First, the function you show does not exclude anything; it doubles the element found at index. When you say “exclude”, do you mean “remove”?

The method to remove an item from a list, given its index, is lst.pop(idx)

There are a few style issues:

  • The function works OK with return, but doesn’t really need return at all (although I realize that the problem did specify a return statement.) The function modifies the list in place, and I don’t think you’ll commonly see a return statement used in a function like this one.

  • Python (unlike some other languages) understands an expression like:

if 0 <= index <= valid_index:

… which (to me) is a more readable construction than the version using and. If all carats are pointing left (<), you get a nice analogy to the number line, with the variable index just where it belongs.

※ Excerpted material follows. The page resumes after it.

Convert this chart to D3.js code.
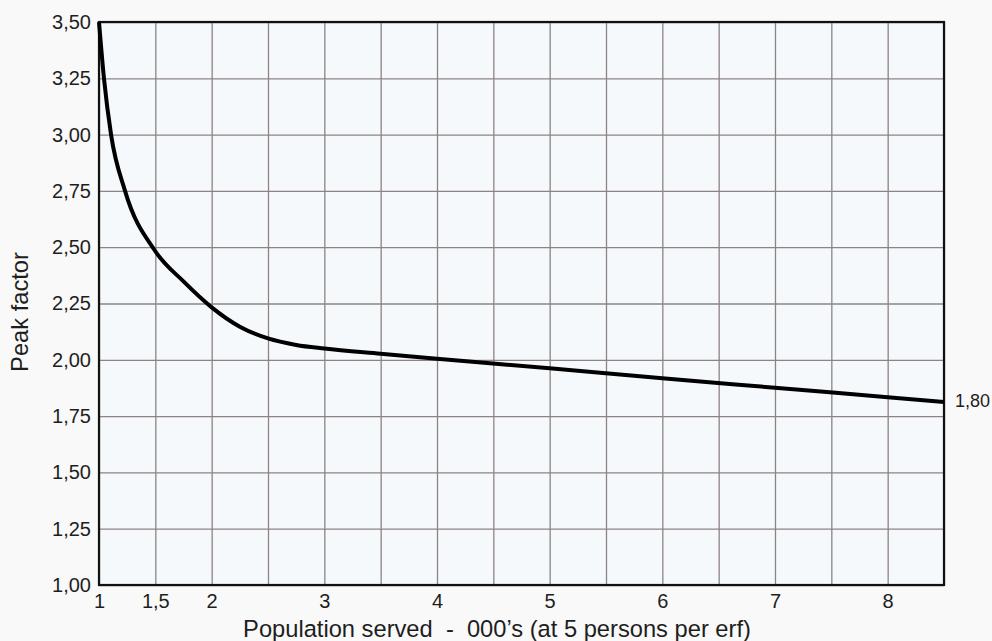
<!DOCTYPE html>
<html>
<head>
<meta charset="utf-8">
<script src="https://cdn.jsdelivr.net/npm/d3@7/dist/d3.min.js"></script>
<style>
  html, body { margin: 0; padding: 0; background: #f9f9f9; }
  svg { display: block; font-family: "Liberation Sans", Arial, Helvetica, sans-serif; }
</style>
</head>
<body>
<svg id="chart" width="992" height="641"></svg>
<script>
// ---- data ----
const popX  = [1.00, 1.044, 1.107, 1.231, 1.5, 1.75, 2.0, 2.25, 2.5, 2.75, 3.0, 3.5, 4.0, 5.0, 6.0, 7.0, 8.0, 8.5];
const peakY = [3.50, 3.25, 3.00, 2.75, 2.482, 2.348, 2.233, 2.147, 2.095, 2.066, 2.05, 2.027, 2.005, 1.962, 1.918, 1.876, 1.834, 1.813];
const xGridTicks  = [1, 1.5, 2, 2.5, 3, 3.5, 4, 4.5, 5, 5.5, 6, 6.5, 7, 7.5, 8, 8.5];
const xLabelTicks = [1, 1.5, 2, 3, 4, 5, 6, 7, 8];
const yTicks = [1.00, 1.25, 1.50, 1.75, 2.00, 2.25, 2.50, 2.75, 3.00, 3.25, 3.50];
const endLabel = "1,80";
const xTitle = "Population served  -  000\u2019s (at 5 persons per erf)";
const yTitle = "Peak factor";

// ---- layout ----
const svg = d3.select("#chart");
const L = 99, R = 944, T = 22, B = 585;
const x = d3.scaleLinear().domain([1, 8.5]).range([L, R]);
const y = d3.scaleLinear().domain([1, 3.5]).range([B, T]);
const comma = s => s.replace(".", ",");

svg.append("rect").attr("x", L).attr("y", T).attr("width", R - L).attr("height", B - T)
  .attr("fill", "#f6f9fc");

// grid
const gx = svg.append("g").attr("transform", `translate(0,${B})`)
  .call(d3.axisBottom(x).tickValues(xGridTicks).tickSize(-(B - T)).tickFormat(""));
const gy = svg.append("g").attr("transform", `translate(${L},0)`)
  .call(d3.axisLeft(y).tickValues(yTicks).tickSize(-(R - L)).tickFormat(""));
[gx, gy].forEach(g => {
  g.select(".domain").remove();
  g.selectAll(".tick line").attr("stroke", "#8d8383").attr("stroke-width", 1.3);
});

// labels
const lx = svg.append("g").attr("transform", `translate(0,${B})`)
  .call(d3.axisBottom(x).tickValues(xLabelTicks).tickSize(0).tickPadding(9)
    .tickFormat(d => comma(String(d))));
const ly = svg.append("g").attr("transform", `translate(${L},0)`)
  .call(d3.axisLeft(y).tickValues(yTicks).tickSize(0).tickPadding(8)
    .tickFormat(d => comma(d3.format(".2f")(d))));
[lx, ly].forEach(g => {
  g.select(".domain").remove();
  g.selectAll("text").attr("fill", "#1e1e1e").style("font-size", "20px")
    .style("font-family", "'Liberation Sans', Arial, sans-serif");
});

// frame
svg.append("rect").attr("x", L).attr("y", T).attr("width", R - L).attr("height", B - T)
  .attr("fill", "none").attr("stroke", "#111").attr("stroke-width", 2.2);

// curve
const pts = popX.map((v, i) => [v, peakY[i]]);
const line = d3.line().x(d => x(d[0])).y(d => y(d[1])).curve(d3.curveMonotoneX);
svg.append("path").datum(pts).attr("d", line)
  .attr("fill", "none").attr("stroke", "#000").attr("stroke-width", 4)
  .attr("stroke-linejoin", "round").attr("stroke-linecap", "butt");

// end label
const last = pts[pts.length - 1];
svg.append("text").attr("x", x(last[0]) + 11).attr("y", y(last[1]))
  .attr("dominant-baseline", "middle").attr("fill", "#1e1e1e").style("font-size", "18px")
  .text(endLabel);

// axis titles
svg.append("text").attr("x", 497).attr("y", 637).attr("text-anchor", "middle")
  .style("white-space", "pre").attr("xml:space", "preserve")
  .attr("fill", "#1e1e1e").style("font-size", "23.7px").text(xTitle);
svg.append("text").attr("transform", "translate(28,312) rotate(-90)").attr("text-anchor", "middle")
  .attr("fill", "#1e1e1e").style("font-size", "23.7px").text(yTitle);
</script>
</body>
</html>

  • index is actually a Python list (or string) method, and it is a good idea not to give variables the same names as methods or functions. It works often enough, to be sure, but can lead to unforseen problems. Use idx instead, just as the problem author used lst rather than list.
1 Like

Hi

Thank you for all the tips.
pop() is just the function i was looking for.

Thank you again.

Here you are setting the maximum index value, but what about the minimum? Is it necessary that the index be greater than or equal to zero?

And couldn’t we just write,

if index < len(lst)

instead of using an extraneous variable?

Back to the minimum, what is that minimum, really?

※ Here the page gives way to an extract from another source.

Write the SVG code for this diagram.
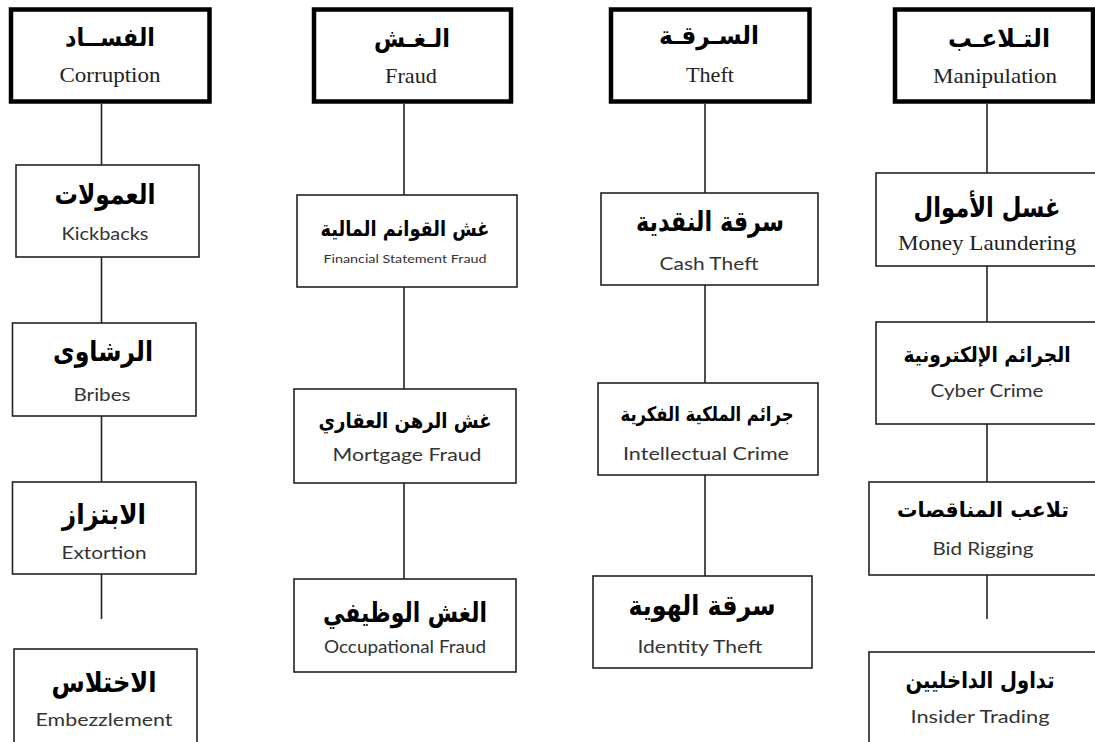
<svg xmlns="http://www.w3.org/2000/svg" width="1095" height="742" viewBox="0 0 1095 742">
<style>
.top{fill:#fff;stroke:#000;stroke-width:4.5}
.box{fill:#fff;stroke:#222;stroke-width:1.6}
.ln{stroke:#222;stroke-width:1.6;fill:none}
.ar{font-family:"DejaVu Sans",sans-serif;font-weight:bold;fill:#000;text-anchor:middle}
.en{font-family:"Lato","Open Sans",sans-serif;fill:#333;text-anchor:middle;font-size:17px}
.ens{font-family:"Liberation Serif",serif;fill:#222;text-anchor:middle;font-size:22px}
</style>
<rect width="1095" height="742" fill="#fff"/>
<g id="connectors">
<line class="ln" x1="101.5" y1="104" x2="101.5" y2="165"/>
<line class="ln" x1="101.5" y1="257" x2="101.5" y2="323"/>
<line class="ln" x1="101.5" y1="416" x2="101.5" y2="482"/>
<line class="ln" x1="101.5" y1="574" x2="101.5" y2="619"/>
<line class="ln" x1="404" y1="104" x2="404" y2="195"/>
<line class="ln" x1="404" y1="287" x2="404" y2="389"/>
<line class="ln" x1="404" y1="483" x2="404" y2="579"/>
<line class="ln" x1="705" y1="104" x2="705" y2="193"/>
<line class="ln" x1="705" y1="285" x2="705" y2="383"/>
<line class="ln" x1="705" y1="475" x2="705" y2="576"/>
<line class="ln" x1="987" y1="104" x2="987" y2="173"/>
<line class="ln" x1="987" y1="266" x2="987" y2="322"/>
<line class="ln" x1="987" y1="424" x2="987" y2="482"/>
<line class="ln" x1="987" y1="575" x2="987" y2="619"/>
</g>
<g id="corruption">
<rect class="top" x="11" y="9.5" width="198.5" height="92"/>
<text class="ar" x="110" y="46" font-size="25" textLength="90" lengthAdjust="spacingAndGlyphs">الفســاد</text>
<text class="ens" x="110" y="82" textLength="101" lengthAdjust="spacingAndGlyphs">Corruption</text>
</g>
<g id="kickbacks">
<rect class="box" x="16" y="165" width="183" height="92"/>
<text class="ar" x="105" y="204" font-size="28" textLength="101" lengthAdjust="spacingAndGlyphs">العمولات</text>
<text class="en" x="105" y="240" textLength="87" lengthAdjust="spacingAndGlyphs">Kickbacks</text>
</g>
<g id="bribes">
<rect class="box" x="12.5" y="323" width="183.5" height="93"/>
<text class="ar" x="103" y="361" font-size="28" textLength="100" lengthAdjust="spacingAndGlyphs">الرشاوى</text>
<text class="en" x="102" y="401" textLength="57" lengthAdjust="spacingAndGlyphs">Bribes</text>
</g>
<g id="extortion">
<rect class="box" x="12.5" y="482" width="183.5" height="92"/>
<text class="ar" x="104" y="524" font-size="28" textLength="84" lengthAdjust="spacingAndGlyphs">الابتزاز</text>
<text class="en" x="104" y="559" textLength="85" lengthAdjust="spacingAndGlyphs">Extortion</text>
</g>
<g id="embezzlement">
<rect class="box" x="14" y="649" width="183" height="100"/>
<text class="ar" x="104" y="692" font-size="28" textLength="105" lengthAdjust="spacingAndGlyphs">الاختلاس</text>
<text class="en" x="104" y="726" textLength="137" lengthAdjust="spacingAndGlyphs">Embezzlement</text>
</g>
<g id="fraud">
<rect class="top" x="314" y="9.5" width="197" height="92"/>
<text class="ar" x="412" y="47" font-size="25" textLength="76" lengthAdjust="spacingAndGlyphs">الـغـش</text>
<text class="ens" x="411" y="83" textLength="52" lengthAdjust="spacingAndGlyphs">Fraud</text>
</g>
<g id="financial-statement-fraud">
<rect class="box" x="297" y="195" width="220" height="92"/>
<text class="ar" x="405" y="236" font-size="21" textLength="169" lengthAdjust="spacingAndGlyphs">غش القوانم المالية</text>
<text class="en" x="405" y="263" textLength="163" lengthAdjust="spacingAndGlyphs" style="font-size:12px">Financial Statement Fraud</text>
</g>
<g id="mortgage-fraud">
<rect class="box" x="294" y="389" width="222" height="94"/>
<text class="ar" x="405" y="428" font-size="21" textLength="173" lengthAdjust="spacingAndGlyphs">غش الرهن العقاري</text>
<text class="en" x="407" y="461" textLength="149" lengthAdjust="spacingAndGlyphs">Mortgage Fraud</text>
</g>
<g id="occupational-fraud">
<rect class="box" x="294" y="579" width="222" height="93"/>
<text class="ar" x="405" y="622" font-size="27" textLength="164" lengthAdjust="spacingAndGlyphs">الغش الوظيفي</text>
<text class="en" x="405" y="653" textLength="162" lengthAdjust="spacingAndGlyphs">Occupational Fraud</text>
</g>
<g id="theft">
<rect class="top" x="611" y="9.5" width="198.5" height="92"/>
<text class="ar" x="709" y="44" font-size="25" textLength="100" lengthAdjust="spacingAndGlyphs">السـرقـة</text>
<text class="ens" x="710" y="82" textLength="48" lengthAdjust="spacingAndGlyphs">Theft</text>
</g>
<g id="cash-theft">
<rect class="box" x="601" y="193" width="217" height="92"/>
<text class="ar" x="710" y="231" font-size="28" textLength="148" lengthAdjust="spacingAndGlyphs">سرقة النقدية</text>
<text class="en" x="709" y="270" textLength="99" lengthAdjust="spacingAndGlyphs">Cash Theft</text>
</g>
<g id="intellectual-crime">
<rect class="box" x="598" y="383" width="220" height="92"/>
<text class="ar" x="707" y="421" font-size="20" textLength="173" lengthAdjust="spacingAndGlyphs">جرائم الملكية الفكرية</text>
<text class="en" x="706" y="460" textLength="166" lengthAdjust="spacingAndGlyphs">Intellectual Crime</text>
</g>
<g id="identity-theft">
<rect class="box" x="593" y="576" width="219" height="92"/>
<text class="ar" x="702" y="615" font-size="28" textLength="147" lengthAdjust="spacingAndGlyphs">سرقة الهوية</text>
<text class="en" x="700" y="653" textLength="125" lengthAdjust="spacingAndGlyphs">Identity Theft</text>
</g>
<g id="manipulation">
<rect class="top" x="895" y="9.5" width="198" height="92"/>
<text class="ar" x="999" y="47" font-size="25" textLength="102" lengthAdjust="spacingAndGlyphs">التـلاعـب</text>
<text class="ens" x="995" y="83" textLength="124" lengthAdjust="spacingAndGlyphs">Manipulation</text>
</g>
<g id="money-laundering">
<rect class="box" x="876" y="173" width="225" height="93"/>
<text class="ar" x="987" y="217" font-size="28" textLength="147" lengthAdjust="spacingAndGlyphs">غسل الأموال</text>
<text class="ens" x="987" y="250" textLength="178" lengthAdjust="spacingAndGlyphs">Money Laundering</text>
</g>
<g id="cyber-crime">
<rect class="box" x="876" y="322" width="225" height="102"/>
<text class="ar" x="987" y="362" font-size="21" textLength="167" lengthAdjust="spacingAndGlyphs">الجرائم الإلكترونية</text>
<text class="en" x="987" y="397" textLength="113" lengthAdjust="spacingAndGlyphs">Cyber Crime</text>
</g>
<g id="bid-rigging">
<rect class="box" x="869" y="482" width="232" height="93"/>
<text class="ar" x="983" y="517" font-size="21" textLength="172" lengthAdjust="spacingAndGlyphs">تلاعب المناقصات</text>
<text class="en" x="983" y="555" textLength="101" lengthAdjust="spacingAndGlyphs">Bid Rigging</text>
</g>
<g id="insider-trading">
<rect class="box" x="869" y="652" width="232" height="100"/>
<text class="ar" x="980" y="688" font-size="23" textLength="149" lengthAdjust="spacingAndGlyphs">تداول الداخليين</text>
<text class="en" x="980" y="723" textLength="139" lengthAdjust="spacingAndGlyphs">Insider Trading</text>
</g>
</svg>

Thanks mtf. I did use a condition in if statement

but, then I like patrickd314 and your method better. They are both more logical and neat.

Hopefully will get there. Thank you for the tip. Using list length seems more prudent.:slightly_smiling_face:

1 Like

Did you figure out what the actual minimum is, yet?

I believe , that should remain 0. As index can’t be negative ( excluding the time when we try and find the element from the end of the list, that is, moving in reverse).

So, if working in default order of the list, I kept my minimum greater than equal to zero.

Please let me know if you agree.

There is no default order. We specify the order. Convention has us read lists from left to right, but the reverse is just as valid, especially for an exercise such as this where we just want to mutate one element. All that matters is the index we provide fits within the range.

To pass this lesson, we can do anything that does not raise an exception.

n = len(lst)
if -n <= index < n:

So the actual minimum is negative length.